Given problem: What number of lines in the material contain the word "this"? Give that number alone.
┌──
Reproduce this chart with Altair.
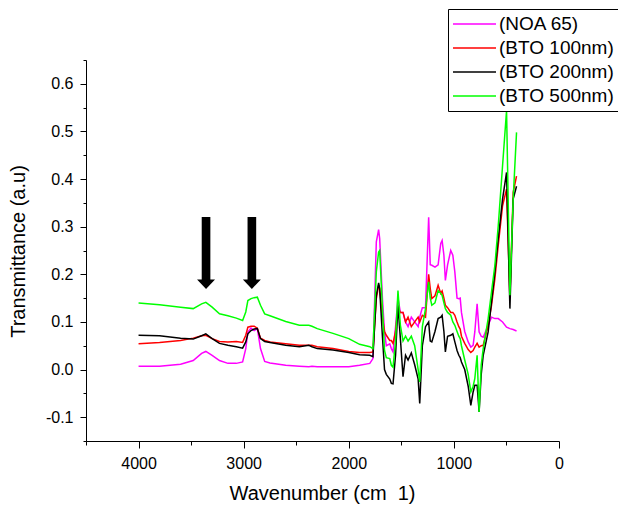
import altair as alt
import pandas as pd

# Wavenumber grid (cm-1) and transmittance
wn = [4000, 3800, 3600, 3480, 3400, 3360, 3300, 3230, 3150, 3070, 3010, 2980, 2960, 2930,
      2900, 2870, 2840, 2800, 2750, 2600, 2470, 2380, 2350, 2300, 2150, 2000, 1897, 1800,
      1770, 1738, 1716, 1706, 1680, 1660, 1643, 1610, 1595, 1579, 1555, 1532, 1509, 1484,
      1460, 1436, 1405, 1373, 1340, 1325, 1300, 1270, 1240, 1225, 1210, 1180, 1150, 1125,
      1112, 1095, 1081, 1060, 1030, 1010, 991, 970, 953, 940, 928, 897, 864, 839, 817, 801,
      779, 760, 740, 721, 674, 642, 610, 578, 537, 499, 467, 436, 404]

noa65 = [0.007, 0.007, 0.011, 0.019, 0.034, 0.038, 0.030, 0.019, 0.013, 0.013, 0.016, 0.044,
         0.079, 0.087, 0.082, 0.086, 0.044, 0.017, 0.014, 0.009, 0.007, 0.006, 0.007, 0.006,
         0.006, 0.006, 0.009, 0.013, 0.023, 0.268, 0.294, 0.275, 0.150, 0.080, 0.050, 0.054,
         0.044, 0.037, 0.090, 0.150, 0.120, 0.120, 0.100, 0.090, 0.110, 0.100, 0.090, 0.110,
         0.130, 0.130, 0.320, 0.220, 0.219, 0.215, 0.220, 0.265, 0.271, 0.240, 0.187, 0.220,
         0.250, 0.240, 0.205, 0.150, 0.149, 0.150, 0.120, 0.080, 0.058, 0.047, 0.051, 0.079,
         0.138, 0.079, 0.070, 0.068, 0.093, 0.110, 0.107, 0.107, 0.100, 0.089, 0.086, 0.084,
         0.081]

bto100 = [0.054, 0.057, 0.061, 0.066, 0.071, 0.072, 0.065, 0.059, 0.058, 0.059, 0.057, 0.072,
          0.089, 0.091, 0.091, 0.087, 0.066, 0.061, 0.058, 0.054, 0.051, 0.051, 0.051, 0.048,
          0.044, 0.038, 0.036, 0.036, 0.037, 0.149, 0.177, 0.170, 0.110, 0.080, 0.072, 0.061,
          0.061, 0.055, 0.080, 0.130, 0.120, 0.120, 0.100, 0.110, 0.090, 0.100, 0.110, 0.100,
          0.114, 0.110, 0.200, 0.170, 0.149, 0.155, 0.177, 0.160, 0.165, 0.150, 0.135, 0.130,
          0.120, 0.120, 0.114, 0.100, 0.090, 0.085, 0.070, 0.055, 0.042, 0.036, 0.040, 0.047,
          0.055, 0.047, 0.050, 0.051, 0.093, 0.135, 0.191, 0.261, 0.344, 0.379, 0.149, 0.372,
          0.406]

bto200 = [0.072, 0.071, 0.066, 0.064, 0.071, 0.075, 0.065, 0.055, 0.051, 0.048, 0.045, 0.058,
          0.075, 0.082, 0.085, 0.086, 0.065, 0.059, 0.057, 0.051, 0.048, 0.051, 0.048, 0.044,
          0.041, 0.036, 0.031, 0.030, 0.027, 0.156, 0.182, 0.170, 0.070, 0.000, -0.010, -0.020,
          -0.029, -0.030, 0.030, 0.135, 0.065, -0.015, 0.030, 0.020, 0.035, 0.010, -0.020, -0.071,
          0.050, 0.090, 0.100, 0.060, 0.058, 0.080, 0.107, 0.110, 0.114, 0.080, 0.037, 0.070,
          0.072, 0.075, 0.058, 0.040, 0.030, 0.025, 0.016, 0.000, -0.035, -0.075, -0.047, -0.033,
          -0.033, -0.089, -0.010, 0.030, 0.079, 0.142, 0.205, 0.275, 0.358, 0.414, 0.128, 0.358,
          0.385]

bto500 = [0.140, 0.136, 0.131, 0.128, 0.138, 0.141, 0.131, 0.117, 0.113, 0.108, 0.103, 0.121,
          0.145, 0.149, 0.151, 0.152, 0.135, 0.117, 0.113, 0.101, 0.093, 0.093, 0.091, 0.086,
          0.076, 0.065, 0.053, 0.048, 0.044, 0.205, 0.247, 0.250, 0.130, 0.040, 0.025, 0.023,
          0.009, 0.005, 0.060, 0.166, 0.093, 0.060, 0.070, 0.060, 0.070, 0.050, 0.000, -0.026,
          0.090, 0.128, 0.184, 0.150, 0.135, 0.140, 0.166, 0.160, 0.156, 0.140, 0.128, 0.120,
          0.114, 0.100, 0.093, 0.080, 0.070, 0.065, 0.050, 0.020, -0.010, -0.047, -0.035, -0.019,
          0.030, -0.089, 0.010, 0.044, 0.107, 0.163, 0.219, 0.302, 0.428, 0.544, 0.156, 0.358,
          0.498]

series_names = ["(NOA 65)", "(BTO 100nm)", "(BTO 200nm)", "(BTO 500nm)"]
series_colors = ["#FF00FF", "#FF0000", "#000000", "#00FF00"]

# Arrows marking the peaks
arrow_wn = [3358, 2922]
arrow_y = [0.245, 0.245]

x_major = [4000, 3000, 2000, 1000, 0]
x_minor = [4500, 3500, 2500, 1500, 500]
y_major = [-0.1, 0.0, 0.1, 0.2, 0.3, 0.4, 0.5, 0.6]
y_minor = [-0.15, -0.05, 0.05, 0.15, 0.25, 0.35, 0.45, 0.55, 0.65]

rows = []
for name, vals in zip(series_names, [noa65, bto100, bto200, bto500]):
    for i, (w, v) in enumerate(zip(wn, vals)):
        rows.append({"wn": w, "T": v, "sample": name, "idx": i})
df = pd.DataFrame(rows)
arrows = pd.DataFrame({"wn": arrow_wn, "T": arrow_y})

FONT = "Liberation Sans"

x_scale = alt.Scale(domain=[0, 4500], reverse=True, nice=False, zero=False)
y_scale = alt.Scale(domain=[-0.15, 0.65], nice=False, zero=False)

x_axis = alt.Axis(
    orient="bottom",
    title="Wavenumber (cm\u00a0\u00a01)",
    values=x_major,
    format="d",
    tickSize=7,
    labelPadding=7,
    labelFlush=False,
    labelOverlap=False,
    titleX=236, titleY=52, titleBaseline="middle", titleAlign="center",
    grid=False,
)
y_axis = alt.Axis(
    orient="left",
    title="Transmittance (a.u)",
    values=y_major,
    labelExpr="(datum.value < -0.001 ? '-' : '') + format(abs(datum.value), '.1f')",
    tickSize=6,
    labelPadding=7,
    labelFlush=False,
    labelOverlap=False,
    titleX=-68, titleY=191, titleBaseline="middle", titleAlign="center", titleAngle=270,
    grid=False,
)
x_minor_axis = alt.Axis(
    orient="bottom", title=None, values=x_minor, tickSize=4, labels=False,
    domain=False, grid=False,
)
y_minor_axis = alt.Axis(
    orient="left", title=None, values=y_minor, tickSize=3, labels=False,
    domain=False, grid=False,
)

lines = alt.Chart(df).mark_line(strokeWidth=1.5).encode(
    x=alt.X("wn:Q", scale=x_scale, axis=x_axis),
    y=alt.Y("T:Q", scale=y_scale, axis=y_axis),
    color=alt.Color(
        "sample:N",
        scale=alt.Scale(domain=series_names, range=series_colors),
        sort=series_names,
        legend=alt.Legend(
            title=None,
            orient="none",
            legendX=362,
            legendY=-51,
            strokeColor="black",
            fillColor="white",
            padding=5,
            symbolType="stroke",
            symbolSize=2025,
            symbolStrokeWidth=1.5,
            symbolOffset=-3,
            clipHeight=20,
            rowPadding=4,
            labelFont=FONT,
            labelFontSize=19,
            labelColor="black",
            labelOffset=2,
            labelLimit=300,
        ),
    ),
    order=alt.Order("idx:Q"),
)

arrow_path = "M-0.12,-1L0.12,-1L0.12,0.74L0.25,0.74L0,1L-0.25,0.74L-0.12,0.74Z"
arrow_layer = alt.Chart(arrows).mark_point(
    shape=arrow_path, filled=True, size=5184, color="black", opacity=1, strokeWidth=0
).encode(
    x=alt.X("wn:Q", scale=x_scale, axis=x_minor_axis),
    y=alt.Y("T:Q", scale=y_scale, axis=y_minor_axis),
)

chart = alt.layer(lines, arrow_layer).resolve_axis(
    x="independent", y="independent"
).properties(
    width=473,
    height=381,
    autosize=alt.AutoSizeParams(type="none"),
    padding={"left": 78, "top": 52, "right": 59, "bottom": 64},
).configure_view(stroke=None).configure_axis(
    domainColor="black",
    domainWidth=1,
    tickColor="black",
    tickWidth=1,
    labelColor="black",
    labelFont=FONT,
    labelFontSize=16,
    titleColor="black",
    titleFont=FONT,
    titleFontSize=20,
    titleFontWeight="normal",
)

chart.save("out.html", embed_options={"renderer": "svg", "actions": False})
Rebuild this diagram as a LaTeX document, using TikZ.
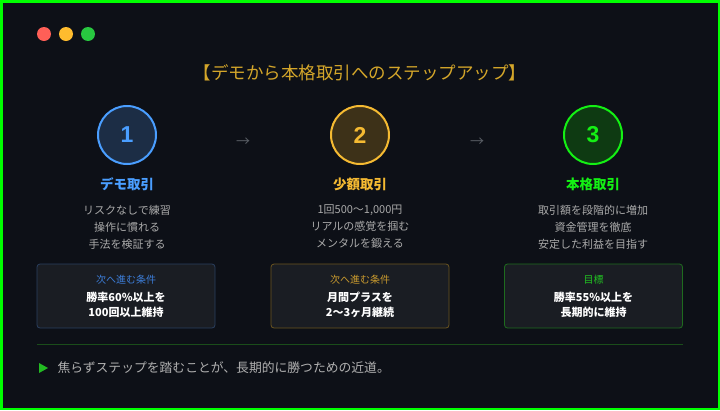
└──
Solution to the problem: 2